Available data:

>> begin

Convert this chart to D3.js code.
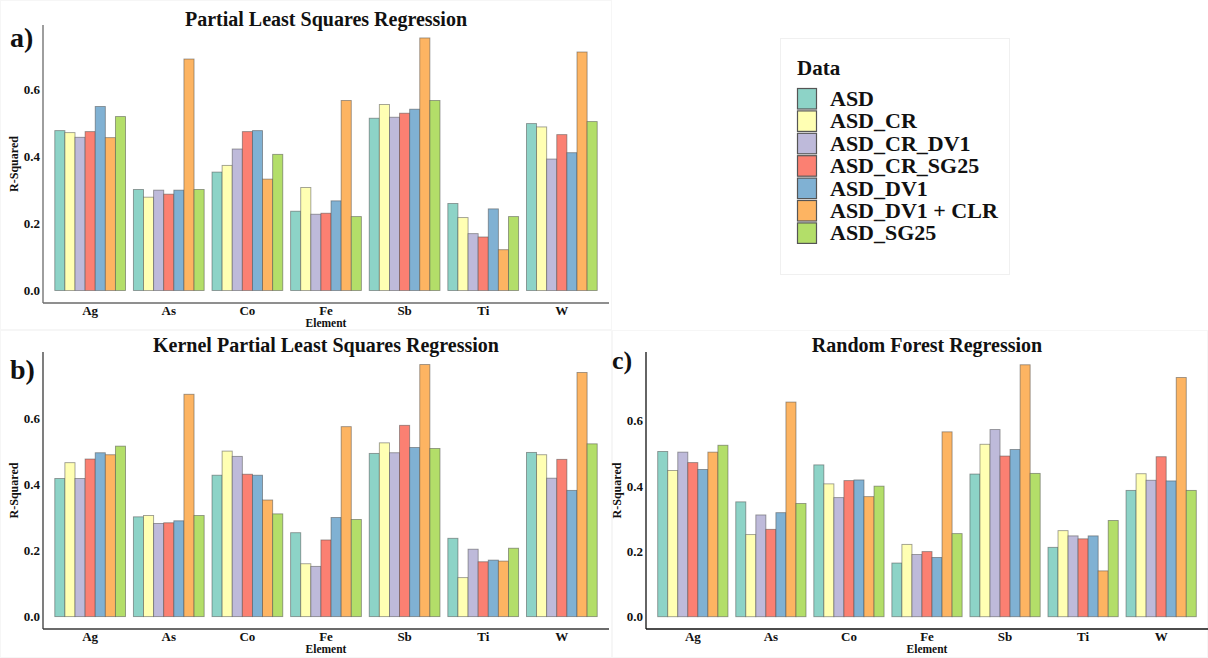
<!DOCTYPE html>
<html>
<head>
<meta charset="utf-8">
<script src="https://cdn.jsdelivr.net/npm/d3@7"></script>
<style>
  html, body { margin: 0; padding: 0; background: #ffffff; }
  svg { display: block; }
  text { font-family: "Liberation Serif", "DejaVu Serif", serif; font-weight: bold; fill: #111; }
</style>
</head>
<body>
<svg id="chart" width="1208" height="658"></svg>
<script>
// Elements on the x axis and preprocessing variants (legend order)
const elements = ["Ag", "As", "Co", "Fe", "Sb", "Ti", "W"];
const datasets = ["ASD", "ASD_CR", "ASD_CR_DV1", "ASD_CR_SG25", "ASD_DV1", "ASD_DV1 + CLR", "ASD_SG25"];
const palette = ["#8DD3C7", "#FFFFB3", "#BEBADA", "#FB8072", "#80B1D3", "#FDB462", "#B3DE69"];
const yTicks = [0.0, 0.2, 0.4, 0.6];

// R-squared per element, one array per dataset (order follows `elements`)
// a) Partial Least Squares Regression
const plsASD       = [0.478, 0.302, 0.354, 0.237, 0.515, 0.260, 0.499];
const plsCR        = [0.472, 0.279, 0.374, 0.308, 0.556, 0.218, 0.489];
const plsCRDV1     = [0.458, 0.300, 0.423, 0.228, 0.518, 0.170, 0.393];
const plsCRSG25    = [0.475, 0.288, 0.475, 0.231, 0.530, 0.160, 0.466];
const plsDV1       = [0.550, 0.300, 0.478, 0.268, 0.542, 0.244, 0.412];
const plsDV1CLR    = [0.457, 0.692, 0.333, 0.568, 0.755, 0.122, 0.713];
const plsSG25      = [0.520, 0.302, 0.407, 0.221, 0.568, 0.221, 0.505];

// b) Kernel Partial Least Squares Regression
const kplsASD      = [0.418, 0.302, 0.428, 0.254, 0.494, 0.237, 0.497];
const kplsCR       = [0.466, 0.306, 0.501, 0.160, 0.526, 0.118, 0.490];
const kplsCRDV1    = [0.418, 0.282, 0.485, 0.152, 0.496, 0.204, 0.419];
const kplsCRSG25   = [0.477, 0.284, 0.431, 0.232, 0.579, 0.166, 0.476];
const kplsDV1      = [0.496, 0.290, 0.428, 0.300, 0.512, 0.171, 0.382];
const kplsDV1CLR   = [0.490, 0.673, 0.353, 0.575, 0.763, 0.168, 0.739];
const kplsSG25     = [0.516, 0.306, 0.311, 0.294, 0.509, 0.207, 0.523];

// c) Random Forest Regression
const rfASD        = [0.505, 0.351, 0.464, 0.164, 0.436, 0.212, 0.386];
const rfCR         = [0.447, 0.251, 0.406, 0.221, 0.527, 0.263, 0.437];
const rfCRDV1      = [0.503, 0.311, 0.364, 0.190, 0.572, 0.247, 0.417];
const rfCRSG25     = [0.471, 0.267, 0.416, 0.199, 0.491, 0.238, 0.489];
const rfDV1        = [0.450, 0.318, 0.418, 0.181, 0.511, 0.247, 0.415];
const rfDV1CLR     = [0.503, 0.656, 0.367, 0.565, 0.770, 0.140, 0.731];
const rfSG25       = [0.524, 0.346, 0.399, 0.254, 0.438, 0.294, 0.386];

const panels = [
  { tag: "a)", title: "Partial Least Squares Regression",
    series: [plsASD, plsCR, plsCRDV1, plsCRSG25, plsDV1, plsDV1CLR, plsSG25],
    left: 43, right: 609, top: 25, bottom: 303, zeroY: 290.5, sixY: 89.8,
    axisColor: "#6a6a6a", titleY: 26, tagX: 10, tagY: 47, tagSize: 28 },
  { tag: "b)", title: "Kernel Partial Least Squares Regression",
    series: [kplsASD, kplsCR, kplsCRDV1, kplsCRSG25, kplsDV1, kplsDV1CLR, kplsSG25],
    left: 43, right: 609, top: 352, bottom: 629, zeroY: 616.6, sixY: 418.4,
    axisColor: "#3a3a3a", titleY: 352, tagX: 10, tagY: 379, tagSize: 28 },
  { tag: "c)", title: "Random Forest Regression",
    series: [rfASD, rfCR, rfCRDV1, rfCRSG25, rfDV1, rfDV1CLR, rfSG25],
    left: 646, right: 1208, top: 352, bottom: 629, zeroY: 616.7, sixY: 420.4,
    axisColor: "#111111", titleY: 352, tagX: 612, tagY: 369, tagSize: 26 }
];

const svg = d3.select("#chart");

// faint frames around each sub-figure
const frames = [[0, 0, 612, 330], [0, 330, 612, 328], [612, 330, 596, 328]];
svg.append("g").selectAll("rect").data(frames).join("rect")
  .attr("x", d => d[0] + 0.5).attr("y", d => d[1] + 0.5)
  .attr("width", d => d[2] - 1).attr("height", d => d[3] - 1)
  .attr("fill", "none").attr("stroke", "#f6f6f6").attr("stroke-width", 1);

const color = d3.scaleOrdinal().domain(datasets).range(palette);

panels.forEach(p => {
  const g = svg.append("g");

  const x = d3.scaleBand().domain(elements)
    .range([p.left, p.right]).paddingInner(0).paddingOuter(0.1);
  const inner = d3.scaleBand().domain(datasets)
    .range([-0.45 * x.bandwidth(), 0.45 * x.bandwidth()]).padding(0);
  const y = d3.scaleLinear().domain([0, 0.6]).range([p.zeroY, p.sixY]);

  const rows = [];
  elements.forEach((el, i) => {
    datasets.forEach((ds, j) => rows.push({ el, ds, v: p.series[j][i] }));
  });

  g.append("g").selectAll("rect").data(rows).join("rect")
    .attr("x", d => x(d.el) + x.bandwidth() / 2 + inner(d.ds))
    .attr("y", d => y(d.v))
    .attr("width", inner.bandwidth())
    .attr("height", d => y(0) - y(d.v))
    .attr("fill", d => color(d.ds))
    .attr("stroke", "#4a4a4a").attr("stroke-opacity", 0.55).attr("stroke-width", 0.9);

  // axes: ggplot-style lines without tick marks
  g.append("line").attr("x1", p.left).attr("x2", p.left)
    .attr("y1", p.top).attr("y2", p.bottom)
    .attr("stroke", p.axisColor).attr("stroke-width", 1.3);
  g.append("line").attr("x1", p.left).attr("x2", p.right)
    .attr("y1", p.bottom).attr("y2", p.bottom)
    .attr("stroke", p.axisColor).attr("stroke-width", 1.3);

  const yAxis = d3.axisLeft(y).tickValues(yTicks).tickFormat(d3.format(".1f"))
    .tickSize(0).tickPadding(3);
  const ya = g.append("g").attr("transform", `translate(${p.left},0)`).call(yAxis);
  ya.select(".domain").remove();
  ya.selectAll("text").attr("font-size", 13).attr("fill", "#111")
    .style("font-family", "'Liberation Serif', serif").style("font-weight", "bold");

  const xAxis = d3.axisBottom(x).tickSize(0).tickPadding(3);
  const xa = g.append("g").attr("transform", `translate(0,${p.bottom})`).call(xAxis);
  xa.select(".domain").remove();
  xa.selectAll("text").attr("font-size", 13).attr("fill", "#111")
    .style("font-family", "'Liberation Serif', serif").style("font-weight", "bold");

  const cx = (p.left + p.right) / 2;
  g.append("text").attr("x", cx).attr("y", p.bottom + 24)
    .attr("text-anchor", "middle").attr("font-size", 11.5).text("Element");

  g.append("text")
    .attr("transform", `translate(${p.left - 25},${(p.top + p.bottom) / 2}) rotate(-90)`)
    .attr("text-anchor", "middle").attr("font-size", 12).text("R-Squared");

  g.append("text").attr("x", cx).attr("y", p.titleY)
    .attr("text-anchor", "middle").attr("font-size", 20).text(p.title);

  g.append("text").attr("x", p.tagX).attr("y", p.tagY)
    .attr("font-size", p.tagSize).text(p.tag);
});

// legend
const legend = svg.append("g");
legend.append("rect").attr("x", 780.5).attr("y", 38.5).attr("width", 229).attr("height", 236)
  .attr("fill", "#ffffff").attr("stroke", "#f0f0f0");
legend.append("text").attr("x", 797).attr("y", 75).attr("font-size", 21).text("Data");
const items = legend.selectAll("g.item").data(datasets).join("g").attr("class", "item")
  .attr("transform", (d, i) => `translate(797,${88 + i * 22.4})`);
items.append("rect").attr("x", 0.5).attr("y", 0.5).attr("width", 19).attr("height", 20.5)
  .attr("fill", d => color(d)).attr("stroke", "#555").attr("stroke-width", 1.2);
items.append("text").attr("x", 33).attr("y", 18).attr("font-size", 22).text(d => d);
</script>
</body>
</html>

>> end

Work instructions:
Up to and including the line containing "const yTicks = [0.0, 0.2, 0.4, 0.6];", repeat every line from the start of the data, but none of the pictures.

Written solution:
Convert this chart to D3.js code.
<!DOCTYPE html>
<html>
<head>
<meta charset="utf-8">
<script src="https://cdn.jsdelivr.net/npm/d3@7"></script>
<style>
  html, body { margin: 0; padding: 0; background: #ffffff; }
  svg { display: block; }
  text { font-family: "Liberation Serif", "DejaVu Serif", serif; font-weight: bold; fill: #111; }
</style>
</head>
<body>
<svg id="chart" width="1208" height="658"></svg>
<script>
// Elements on the x axis and preprocessing variants (legend order)
const elements = ["Ag", "As", "Co", "Fe", "Sb", "Ti", "W"];
const datasets = ["ASD", "ASD_CR", "ASD_CR_DV1", "ASD_CR_SG25", "ASD_DV1", "ASD_DV1 + CLR", "ASD_SG25"];
const palette = ["#8DD3C7", "#FFFFB3", "#BEBADA", "#FB8072", "#80B1D3", "#FDB462", "#B3DE69"];
const yTicks = [0.0, 0.2, 0.4, 0.6];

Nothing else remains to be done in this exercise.